Hi, I would like to ask whether this method works for only freezing a part of the parameter.
Since the code of Adam here is probably checking whether the whole parameter is None.

for p in group['params']:
    if p.grad is not None:

Then if I only want to freeze the subset of the parameter as @hongjunchoi does, does optimizer.zero_grad(set_to_none=True) works when setting gradient of the subset to zero?

Thanks!

I’m unsure what “subset” refers to, but note that you cannot set some gradients to None and others to valid values for the same parameter. Each parameter has a .grad attribute which is either set to None or a tensor.

Thanks for the reply!

My definition of the “subset” is same as @hongjunchoi .
My goal is to freeze the subset of the parameter, and the subset is given by a list of index id=[0,1,2,...]. Therefore, I set the subset’s gradient to zero, and the code is like:

param.grad[id]=0

This method doesn’t work if the optimizer has momentum part.
However, I’m not sure whether optimizer.zero_grad(set_to_none=True) would prevent Adam from updating the subset since param.grad is not None in this case.

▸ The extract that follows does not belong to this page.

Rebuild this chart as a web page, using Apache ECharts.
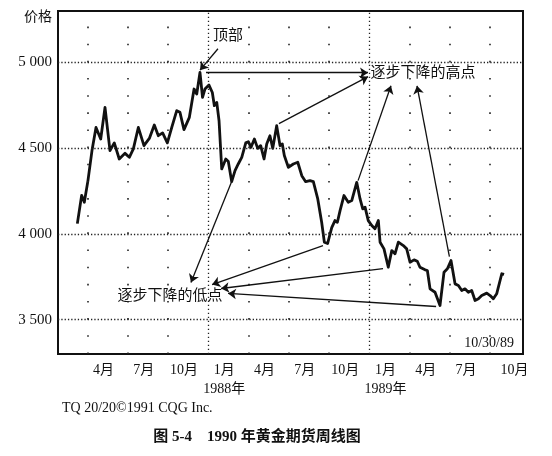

optimizer.zero_grad(set_to_none=True) is irrelevant, since you are setting the gradient to zero after a valid gradient was already calculated.
The optimizer.zero_grad() call could have set the .grad to None before, but since a backward() pass was executed afterwards, the .grad attribute is already populated.
As described in my previous post, it’s not possible to set an attribute to None and a valid value.

I see. Is it impossible to freeze the subset of the parameter if I use Adam optimizer? Or there are others ways to do so instead of setting subset’s gradient to zero.

Thanks

I would recommend to explicitly restore the “frozen” values of the parameter as described in this post.